Neighbors 2 is a good comedy with a surprisingly great Zac Efron

Most of the time, Zac Efron isn’t a very good actor. In projects as varied as That Awkward Moment, We Are Your Friends, Dirty Grandpa, The Paperboy, and At Any Price, he’s had opportunities to play all manners of comedy, drama, and romance, and he approaches it all with the same himbo blankness. Yet something happens to Efron when he plays Teddy Sanders, the frat-boy frenemy of new parents Mac (Seth Rogen) and Kelly (Rose Byrne) in Neighbors 2: Sorority Rising, just as it did in the original Neighbors. Efron imbues his handsome-dope routine with such nuance that Teddy is not only funny but also touching in his sincere desire for brotherhood, in short supply postgraduation. What could have been simplistic self-parody becomes a genuinely, almost confusingly terrific performance.

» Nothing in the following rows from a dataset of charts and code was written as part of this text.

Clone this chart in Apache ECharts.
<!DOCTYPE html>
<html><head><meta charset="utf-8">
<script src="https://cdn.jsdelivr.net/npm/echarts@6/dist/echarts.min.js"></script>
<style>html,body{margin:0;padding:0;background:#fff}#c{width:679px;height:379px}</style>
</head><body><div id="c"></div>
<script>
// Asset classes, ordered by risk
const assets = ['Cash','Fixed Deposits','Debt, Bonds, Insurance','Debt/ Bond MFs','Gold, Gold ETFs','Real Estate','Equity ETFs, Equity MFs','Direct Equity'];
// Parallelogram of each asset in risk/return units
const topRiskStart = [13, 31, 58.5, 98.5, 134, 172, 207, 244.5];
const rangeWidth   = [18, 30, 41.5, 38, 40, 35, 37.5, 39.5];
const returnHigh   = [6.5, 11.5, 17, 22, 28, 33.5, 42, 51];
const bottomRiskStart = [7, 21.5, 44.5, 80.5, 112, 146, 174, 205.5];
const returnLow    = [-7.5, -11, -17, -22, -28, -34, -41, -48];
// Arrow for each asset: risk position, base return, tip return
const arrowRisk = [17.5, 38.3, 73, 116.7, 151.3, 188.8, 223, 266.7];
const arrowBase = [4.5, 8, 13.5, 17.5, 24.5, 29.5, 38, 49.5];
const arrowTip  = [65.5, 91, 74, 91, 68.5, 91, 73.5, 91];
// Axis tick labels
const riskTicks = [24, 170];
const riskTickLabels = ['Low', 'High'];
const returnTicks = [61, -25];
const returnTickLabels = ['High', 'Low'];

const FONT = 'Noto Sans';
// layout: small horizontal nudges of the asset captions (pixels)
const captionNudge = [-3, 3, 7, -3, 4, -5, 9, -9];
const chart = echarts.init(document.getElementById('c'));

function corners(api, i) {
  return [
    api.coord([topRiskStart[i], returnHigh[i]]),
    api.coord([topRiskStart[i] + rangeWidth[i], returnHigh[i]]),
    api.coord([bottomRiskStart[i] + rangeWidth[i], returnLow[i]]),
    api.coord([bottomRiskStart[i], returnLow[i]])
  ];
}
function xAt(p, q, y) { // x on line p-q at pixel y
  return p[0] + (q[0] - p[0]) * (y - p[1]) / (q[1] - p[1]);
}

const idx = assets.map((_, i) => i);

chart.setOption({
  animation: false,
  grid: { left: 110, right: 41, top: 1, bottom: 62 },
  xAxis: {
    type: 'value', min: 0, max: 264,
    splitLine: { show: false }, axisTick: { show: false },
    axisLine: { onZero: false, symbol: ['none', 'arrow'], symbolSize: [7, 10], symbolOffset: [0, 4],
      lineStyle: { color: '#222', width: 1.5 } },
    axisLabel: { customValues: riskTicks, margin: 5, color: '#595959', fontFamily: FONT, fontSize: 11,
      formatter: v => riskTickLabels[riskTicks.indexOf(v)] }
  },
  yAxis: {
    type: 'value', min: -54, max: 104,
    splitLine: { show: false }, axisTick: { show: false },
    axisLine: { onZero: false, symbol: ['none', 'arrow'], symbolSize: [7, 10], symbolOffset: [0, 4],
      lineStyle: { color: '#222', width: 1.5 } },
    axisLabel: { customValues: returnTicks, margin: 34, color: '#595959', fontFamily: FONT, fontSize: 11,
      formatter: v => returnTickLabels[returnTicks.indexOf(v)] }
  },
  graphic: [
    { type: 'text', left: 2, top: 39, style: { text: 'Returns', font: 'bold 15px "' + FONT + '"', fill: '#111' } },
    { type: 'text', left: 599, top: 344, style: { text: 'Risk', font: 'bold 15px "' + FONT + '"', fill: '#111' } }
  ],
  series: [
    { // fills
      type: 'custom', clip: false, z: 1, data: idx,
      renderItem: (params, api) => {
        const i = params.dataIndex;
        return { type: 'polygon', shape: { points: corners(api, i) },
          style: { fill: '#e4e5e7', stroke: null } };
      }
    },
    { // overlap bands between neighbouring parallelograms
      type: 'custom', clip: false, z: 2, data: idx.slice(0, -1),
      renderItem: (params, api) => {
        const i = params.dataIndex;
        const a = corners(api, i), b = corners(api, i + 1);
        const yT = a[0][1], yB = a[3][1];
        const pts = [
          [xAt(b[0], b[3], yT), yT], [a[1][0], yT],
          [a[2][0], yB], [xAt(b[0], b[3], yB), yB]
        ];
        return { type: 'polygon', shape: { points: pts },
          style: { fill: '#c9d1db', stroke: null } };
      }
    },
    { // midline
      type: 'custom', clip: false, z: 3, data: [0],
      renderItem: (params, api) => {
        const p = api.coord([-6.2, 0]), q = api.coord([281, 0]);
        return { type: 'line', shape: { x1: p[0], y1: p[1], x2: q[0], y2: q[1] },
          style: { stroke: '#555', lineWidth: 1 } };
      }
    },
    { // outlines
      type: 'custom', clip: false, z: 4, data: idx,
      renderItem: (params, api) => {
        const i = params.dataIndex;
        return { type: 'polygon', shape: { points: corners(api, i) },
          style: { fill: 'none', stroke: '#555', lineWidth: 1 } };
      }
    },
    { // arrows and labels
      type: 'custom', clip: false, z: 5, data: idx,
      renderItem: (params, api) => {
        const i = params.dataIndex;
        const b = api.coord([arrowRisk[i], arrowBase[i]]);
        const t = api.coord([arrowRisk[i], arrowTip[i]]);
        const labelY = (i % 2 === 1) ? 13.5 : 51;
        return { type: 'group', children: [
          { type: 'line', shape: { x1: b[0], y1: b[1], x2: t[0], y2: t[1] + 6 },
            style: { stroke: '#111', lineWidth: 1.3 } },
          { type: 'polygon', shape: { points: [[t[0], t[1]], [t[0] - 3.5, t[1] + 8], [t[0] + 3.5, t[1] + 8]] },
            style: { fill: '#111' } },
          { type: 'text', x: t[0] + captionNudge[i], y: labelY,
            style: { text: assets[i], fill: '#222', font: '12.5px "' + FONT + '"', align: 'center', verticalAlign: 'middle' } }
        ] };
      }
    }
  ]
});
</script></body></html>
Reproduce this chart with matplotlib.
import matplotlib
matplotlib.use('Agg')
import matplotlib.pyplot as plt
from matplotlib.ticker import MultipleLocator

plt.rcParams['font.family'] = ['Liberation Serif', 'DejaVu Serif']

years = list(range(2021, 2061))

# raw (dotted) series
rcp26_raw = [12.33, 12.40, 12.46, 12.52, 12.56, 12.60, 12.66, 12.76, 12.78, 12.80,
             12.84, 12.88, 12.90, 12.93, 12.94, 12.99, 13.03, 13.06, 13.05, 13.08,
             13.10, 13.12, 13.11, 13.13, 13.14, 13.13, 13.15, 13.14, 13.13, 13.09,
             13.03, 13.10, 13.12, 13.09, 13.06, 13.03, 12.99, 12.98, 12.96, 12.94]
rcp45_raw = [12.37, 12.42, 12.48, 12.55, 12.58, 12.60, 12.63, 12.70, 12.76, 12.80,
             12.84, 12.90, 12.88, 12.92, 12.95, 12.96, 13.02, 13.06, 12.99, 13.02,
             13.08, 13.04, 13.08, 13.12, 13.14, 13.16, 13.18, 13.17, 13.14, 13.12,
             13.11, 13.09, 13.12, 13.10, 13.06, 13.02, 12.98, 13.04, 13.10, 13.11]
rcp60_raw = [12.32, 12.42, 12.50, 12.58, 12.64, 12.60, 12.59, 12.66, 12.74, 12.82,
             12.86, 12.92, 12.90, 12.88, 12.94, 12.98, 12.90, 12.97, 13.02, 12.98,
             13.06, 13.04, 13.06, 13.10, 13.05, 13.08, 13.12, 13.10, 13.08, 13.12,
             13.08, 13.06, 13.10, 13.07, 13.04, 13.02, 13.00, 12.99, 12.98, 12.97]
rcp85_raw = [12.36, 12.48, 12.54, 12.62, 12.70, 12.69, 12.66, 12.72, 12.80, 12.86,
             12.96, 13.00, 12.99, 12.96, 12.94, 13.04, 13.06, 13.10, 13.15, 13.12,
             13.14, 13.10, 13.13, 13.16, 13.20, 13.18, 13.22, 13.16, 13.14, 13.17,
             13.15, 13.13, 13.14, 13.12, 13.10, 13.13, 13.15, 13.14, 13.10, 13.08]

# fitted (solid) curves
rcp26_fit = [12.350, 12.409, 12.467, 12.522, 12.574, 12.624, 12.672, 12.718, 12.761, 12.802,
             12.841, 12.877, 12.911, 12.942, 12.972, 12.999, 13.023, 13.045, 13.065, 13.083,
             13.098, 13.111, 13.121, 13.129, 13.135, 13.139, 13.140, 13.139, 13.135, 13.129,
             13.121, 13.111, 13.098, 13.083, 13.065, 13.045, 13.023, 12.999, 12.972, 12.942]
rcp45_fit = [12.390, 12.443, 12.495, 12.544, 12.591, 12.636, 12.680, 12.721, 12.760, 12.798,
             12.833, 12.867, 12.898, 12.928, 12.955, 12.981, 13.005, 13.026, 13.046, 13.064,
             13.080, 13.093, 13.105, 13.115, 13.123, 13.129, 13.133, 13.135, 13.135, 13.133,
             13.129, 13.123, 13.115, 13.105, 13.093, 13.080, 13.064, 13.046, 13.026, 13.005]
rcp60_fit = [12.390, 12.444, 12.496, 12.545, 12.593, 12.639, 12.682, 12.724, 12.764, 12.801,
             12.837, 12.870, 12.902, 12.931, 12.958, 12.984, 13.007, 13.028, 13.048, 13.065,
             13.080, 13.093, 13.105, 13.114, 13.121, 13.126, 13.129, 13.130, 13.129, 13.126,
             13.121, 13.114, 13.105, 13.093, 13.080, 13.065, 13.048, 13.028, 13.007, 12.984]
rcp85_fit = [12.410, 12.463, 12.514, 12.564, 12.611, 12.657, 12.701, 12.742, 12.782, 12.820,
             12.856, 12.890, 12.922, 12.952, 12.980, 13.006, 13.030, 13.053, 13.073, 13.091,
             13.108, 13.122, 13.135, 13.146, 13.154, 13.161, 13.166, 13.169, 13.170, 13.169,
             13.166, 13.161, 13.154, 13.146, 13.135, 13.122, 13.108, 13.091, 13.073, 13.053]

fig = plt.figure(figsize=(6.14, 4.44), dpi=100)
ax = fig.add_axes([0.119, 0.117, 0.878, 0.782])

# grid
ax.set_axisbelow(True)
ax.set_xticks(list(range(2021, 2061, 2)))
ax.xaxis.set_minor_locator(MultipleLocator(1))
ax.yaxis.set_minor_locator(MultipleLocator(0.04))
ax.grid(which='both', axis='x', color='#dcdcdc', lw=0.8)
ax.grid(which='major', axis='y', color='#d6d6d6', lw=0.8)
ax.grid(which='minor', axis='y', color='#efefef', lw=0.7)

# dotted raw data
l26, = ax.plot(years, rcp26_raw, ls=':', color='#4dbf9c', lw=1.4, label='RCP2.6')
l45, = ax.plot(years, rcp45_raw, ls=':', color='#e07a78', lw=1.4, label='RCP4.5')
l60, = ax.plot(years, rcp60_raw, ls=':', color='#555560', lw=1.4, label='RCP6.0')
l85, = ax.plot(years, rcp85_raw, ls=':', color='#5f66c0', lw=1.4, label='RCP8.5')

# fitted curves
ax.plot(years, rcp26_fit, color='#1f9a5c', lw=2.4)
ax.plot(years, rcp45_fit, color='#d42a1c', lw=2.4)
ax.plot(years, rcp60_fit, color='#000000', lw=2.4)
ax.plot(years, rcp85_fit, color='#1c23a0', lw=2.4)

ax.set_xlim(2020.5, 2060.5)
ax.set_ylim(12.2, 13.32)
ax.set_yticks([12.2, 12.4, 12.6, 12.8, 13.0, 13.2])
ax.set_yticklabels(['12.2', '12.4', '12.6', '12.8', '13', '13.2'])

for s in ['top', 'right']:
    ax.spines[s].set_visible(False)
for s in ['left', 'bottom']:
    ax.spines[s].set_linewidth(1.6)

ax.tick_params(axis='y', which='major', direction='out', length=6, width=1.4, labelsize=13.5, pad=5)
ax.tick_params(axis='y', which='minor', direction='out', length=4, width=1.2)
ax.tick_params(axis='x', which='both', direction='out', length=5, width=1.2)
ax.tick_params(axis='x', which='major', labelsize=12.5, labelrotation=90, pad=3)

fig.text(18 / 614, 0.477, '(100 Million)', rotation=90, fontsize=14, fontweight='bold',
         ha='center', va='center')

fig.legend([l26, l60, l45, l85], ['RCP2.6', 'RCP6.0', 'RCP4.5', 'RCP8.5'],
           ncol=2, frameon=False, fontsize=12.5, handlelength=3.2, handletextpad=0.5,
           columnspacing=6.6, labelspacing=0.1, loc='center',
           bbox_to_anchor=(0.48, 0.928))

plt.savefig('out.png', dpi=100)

It’s not just that the Neighbors 2 screenwriters (a five-man team) write better jokes for Efron than he gets anywhere else, though they do. Their screenplay also approaches Teddy and every other character in Neighbors 2 with a real sense of empathy that goes a long way toward mitigating the pointlessness of making a Neighbors 2 at all. The first film worked fine on its own as a story of generational conflict between two groups that didn’t want to believe they could be in a generational conflict: the formerly cool young parents and their friendly neighborhood frat boys. In the comedy-sequel tradition, Neighbors 2 replays the dynamic from the first movie, but more so. Now Mac and Kelly have a second baby on the way and want to sell their house, not just get a good night’s sleep. Just as their potential sale enters escrow (which involves a funny scene in which they admit that they don’t actually remember what escrow is or how it works), a sorority starts renting the house next door, where Teddy’s fraternity used to rage.